Print word for word the first line of the listing below and every line after it, through the line with "from matplotlib.lines import Line2D". Leave out the pictures and the rest.

---------- Information shown

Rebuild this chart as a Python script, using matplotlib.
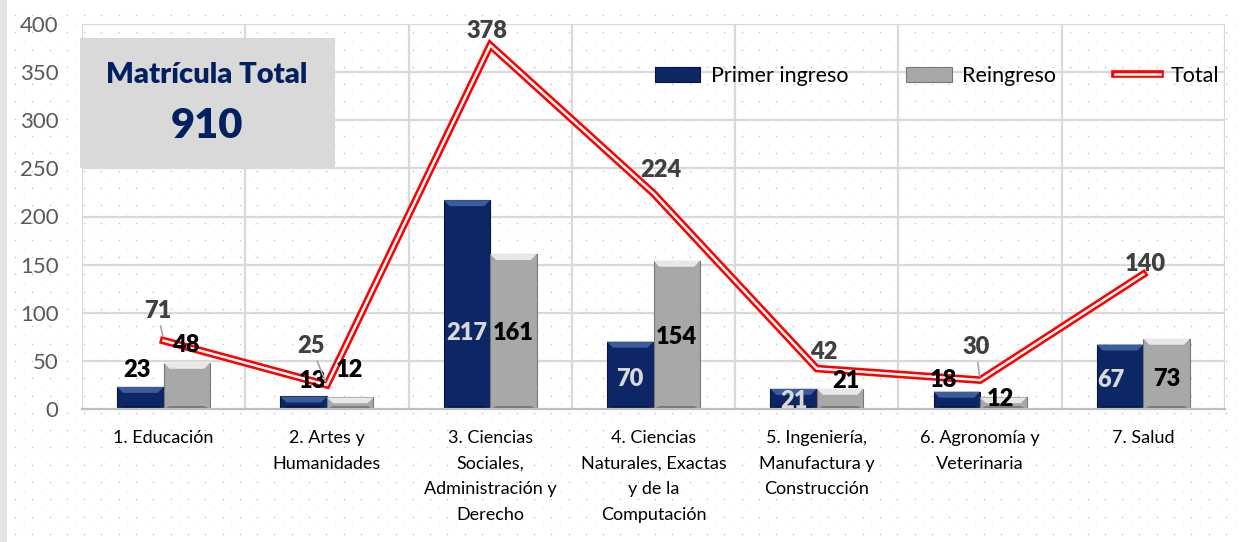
import numpy as np
import matplotlib
matplotlib.use("Agg")
import matplotlib.pyplot as plt
from matplotlib.patches import Rectangle, Polygon
from matplotlib.lines import Line2D

# ---- data ----
categories = [
    "1. Educación",
    "2. Artes y\nHumanidades",
    "3. Ciencias\nSociales,\nAdministración y\nDerecho",
    "4. Ciencias\nNaturales, Exactas\ny de la\nComputación",
    "5. Ingeniería,\nManufactura y\nConstrucción",
    "6. Agronomía y\nVeterinaria",
    "7. Salud",
]
primer_ingreso = [23, 13, 217, 70, 21, 18, 67]
reingreso = [48, 12, 161, 154, 21, 12, 73]
total = [71, 25, 378, 224, 42, 30, 140]
matricula_total = 910

# ---- style ----
NAVY = "#0c2666"
NAVY_LIGHT = "#3d5c9e"
NAVY_DARK = "#06163d"
GRAY = "#a8a8a8"
GRAY_LIGHT = "#e8e8e8"
GRAY_DARK = "#777777"
GRID = "#d9d9d9"
FONT = ["Lato", "DejaVu Sans"]

# label offsets in pixels (dx, dy) from bar top / line point
primer_off = [(-3, 17), (9, 15.5), (0, -133), (0, -37), (0, -12), (-13, 12), (-9, -35)]
primer_col = ["black", "black", "#d9d9d9", "#d9d9d9", "#d9d9d9", "black", "#d9d9d9"]
reing_off = [(-1, 18), (-1, 27.5), (0, -79), (0, -76), (6, 8), (-3, -1.5), (0, -40)]
total_off = [(-6, 30), (-16, 39), (-3, 14), (7, 23), (7, 17), (-4, 33), (2, 10)]
leader = [True, True, False, False, False, True, False]

plt.rcParams["font.family"] = FONT

W, H = 1243, 542
fig = plt.figure(figsize=(W / 100, H / 100), dpi=100)

# background dotted texture
bg = fig.add_axes([0, 0, 1, 1], zorder=-5)
bg.set_xlim(0, W)
bg.set_ylim(H, 0)
bg.axis("off")
gx, gy = np.meshgrid(np.arange(15, W, 17.3), np.arange(15, H, 17.3))
bg.scatter(gx.ravel(), gy.ravel(), s=1.3, color="#c4c4c4", lw=0)
gx2, gy2 = np.meshgrid(np.arange(23.6, W, 17.3), np.arange(23.6, H, 17.3))
bg.scatter(gx2.ravel(), gy2.ravel(), s=0.8, color="#e2e2e2", lw=0)
bg.add_patch(Rectangle((0, 0), 7, H, color="#e4e4e4", lw=0))

left, right, top, bottom = 82, 1225, 24, 409
ax = fig.add_axes([left / W, 1 - bottom / H, (right - left) / W, (bottom - top) / H])
ax.set_facecolor("none")

n = len(categories)
x = np.arange(n)
bw = 0.285
px_per_unit = (bottom - top) / 400.0

ax.set_xlim(-0.5, n - 0.5)
ax.set_ylim(0, 400)
ax.set_yticks(np.arange(0, 401, 50))
ax.set_xticks(x)
ax.set_xticklabels(categories, fontsize=13, linespacing=1.75)
ax.tick_params(axis="y", length=0, labelsize=16, labelcolor="#595959", pad=17)
ax.tick_params(axis="x", length=0, pad=15)
for s in ["top", "right", "left"]:
    ax.spines[s].set_visible(False)
ax.spines["bottom"].set_color("#bfbfbf")
ax.spines["bottom"].set_linewidth(1.6)
for yv in np.arange(50, 401, 50):
    ax.axhline(yv, color=GRID, lw=1.6, zorder=0)
for xv in np.arange(-0.5, n, 1.0):
    ax.axvline(xv, color=GRID, lw=1.6, zorder=0)


def bevel_bars(xs, vals, face, light, dark):
    bars = ax.bar(xs, vals, bw, color=face, edgecolor=dark, lw=0.8, zorder=2)
    dx = 6 / 163.3
    for b in bars:
        x0, x1 = b.get_x(), b.get_x() + b.get_width()
        h = b.get_height()
        dy = min(6 / px_per_unit, h / 2)
        ax.add_patch(Polygon([(x0, h), (x1, h), (x1 - dx, h - dy), (x0 + dx, h - dy)],
                             closed=True, color=light, lw=0, zorder=2.1))
        ax.add_patch(Polygon([(x0, 0), (x1, 0), (x1 - dx, dy * 0.5), (x0 + dx, dy * 0.5)],
                             closed=True, color=dark, lw=0, zorder=2.1))
    return bars


bars1 = bevel_bars(x - bw / 2, primer_ingreso, NAVY, NAVY_LIGHT, NAVY_DARK)
bars2 = bevel_bars(x + bw / 2, reingreso, GRAY, GRAY_LIGHT, GRAY_DARK)

ax.plot(x, total, color="#ff0000", lw=5.5, zorder=3, solid_joinstyle="miter")
ax.plot(x, total, color="white", lw=1.8, zorder=3.1, solid_joinstyle="miter")

pt = 0.72
lab = dict(textcoords="offset points", ha="center", va="center",
           fontsize=17, fontweight="heavy", zorder=5)
for b, v, (ox, oy), c in zip(bars1, primer_ingreso, primer_off, primer_col):
    ax.annotate(str(v), (b.get_x() + b.get_width() / 2, v), xytext=(ox * pt, oy * pt),
                color=c, **lab)
for b, v, (ox, oy) in zip(bars2, reingreso, reing_off):
    ax.annotate(str(v), (b.get_x() + b.get_width() / 2, v), xytext=(ox * pt, oy * pt),
                color="black", **lab)
for xi, v, (ox, oy), ld in zip(x, total, total_off, leader):
    ax.annotate(str(v), (xi, v), xytext=(ox * pt, oy * pt), color="#404040",
                arrowprops=dict(arrowstyle="-", color="#a6a6a6", lw=1.2,
                                shrinkA=1, shrinkB=3) if ld else None, **lab)

# title box (on top of the plot area)
ov = fig.add_axes([0, 0, 1, 1], zorder=10)
ov.set_xlim(0, W)
ov.set_ylim(H, 0)
ov.axis("off")
ov.add_patch(Rectangle((80, 38), 255, 130, color="#d9d9d9", lw=0))
ov.text(207, 75, "Matrícula Total", ha="center", va="center", fontsize=21,
        fontweight="heavy", color="#002060")
ov.text(207, 126, str(matricula_total), ha="center", va="center", fontsize=30,
        fontweight="heavy", color="#002060")

handles = [
    Rectangle((0, 0), 1, 1, facecolor=NAVY, edgecolor=NAVY_DARK, lw=0.8),
    Rectangle((0, 0), 1, 1, facecolor=GRAY, edgecolor=GRAY_DARK, lw=0.8),
    (Line2D([], [], color="#ff0000", lw=5.5), Line2D([], [], color="white", lw=1.8)),
]
fig.legend(handles, ["Primer ingreso", "Reingreso", "Total"], loc="center right",
           bbox_to_anchor=(1219 / W, 1 - 76 / H), ncol=3, frameon=False, fontsize=15.5,
           handlelength=2.1, handleheight=0.7, handletextpad=0.5, columnspacing=2.7,
           borderaxespad=0, borderpad=0)

fig.savefig("out.png", dpi=100)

--------------------

• [Exercise solution]:
Rebuild this chart as a Python script, using matplotlib.
import numpy as np
import matplotlib
matplotlib.use("Agg")
import matplotlib.pyplot as plt
from matplotlib.patches import Rectangle, Polygon
from matplotlib.lines import Line2D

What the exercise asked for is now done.